I’m not the first to write a post about the passing of Le Guin, and I doubt I’ll be the last. I wrote the below on Wednesday morning, the day after her death was announced. It was part of my morning hand-written pages, so coherency might be lacking, but I wanted to put it up anyway.
Ursula K Le Guin’s death was announced yesterday (she died on the 22nd). It fucking sucks. Ever word I read of her fiction was absolutely gorgeous, and her nonfiction always seemed whip-smart. If I could turn into one author when I grew up, I would want to be her. She’s just a legend of the field. perhaps even more importantly she’s one of the few legends who took a serious look at gender, sexuality, and love. Who wrote about POC consistently. Who was a woman. Who wasn’t a cishet white dude who jacked off to thrust calculations while making every protagonist exactly like himself.
I’m thankful she’s at least left us an amazing corpus of work. I look forward to continuing to read through it. I’d also love to read a collection of her essays and speeches, so I could make sure I hadn’t randomly missed anything when I go searching.
I hope I can be half the writer she was someday.

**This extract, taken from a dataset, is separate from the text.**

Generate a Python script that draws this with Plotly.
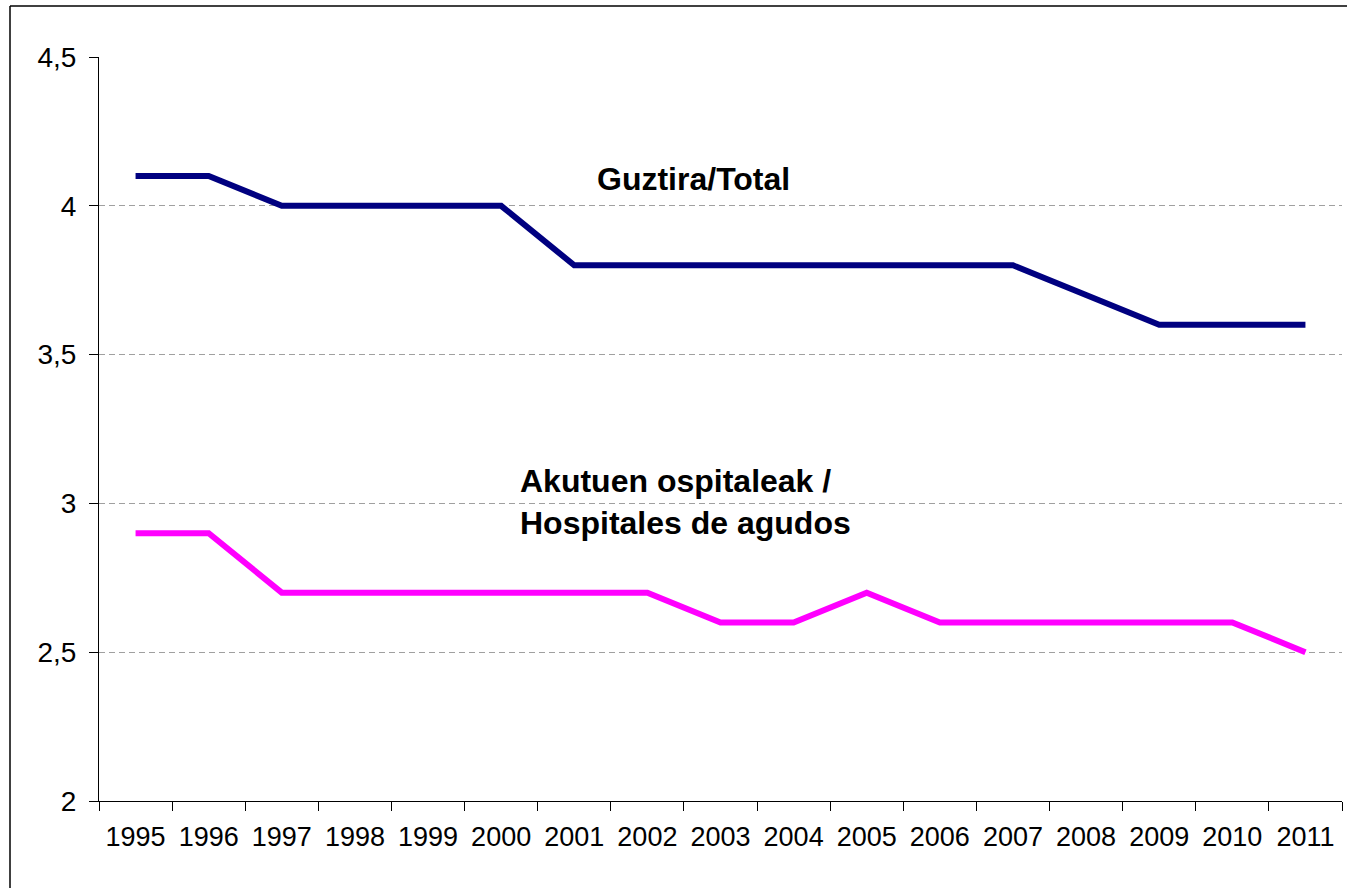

I actually haven’t read too much of her stuff. I had The Wizard of Earthsea read to me as a child, and finally re-read it a couple years ago. I read Very Far Away From Anywhere Else, which I seem to remember thinking was good, even if it didn’t live up to the image I had constructed from online reviews at the time.
Still, her work was excellent. Still is. I plan on reading either Steering the Craft or Left Hand of Darkness next. I bookmarked at least one essay, too.
I suppose it’d be good to take a lesson from Ged, here, who held his boat together with sheer force of will when he had to, and who eventually barreled towards the end of the Earthsea to embrace his darkness. The only way through is to keep going, to not let fear get the better of us, and to accept our whole selves. Hopefully with a friend alongside us. And, as Le Guin said, to do our work the best that we can.
I think it’s all we can do. But I think it’ll be enough, maybe even to change the world.
RIP, Ms. Le Guin. You left a legacy, and the world is poorer for your absence. I hope our ships pass on the Earthsea someday. I can only imagine how much fun you’d have steering the craft.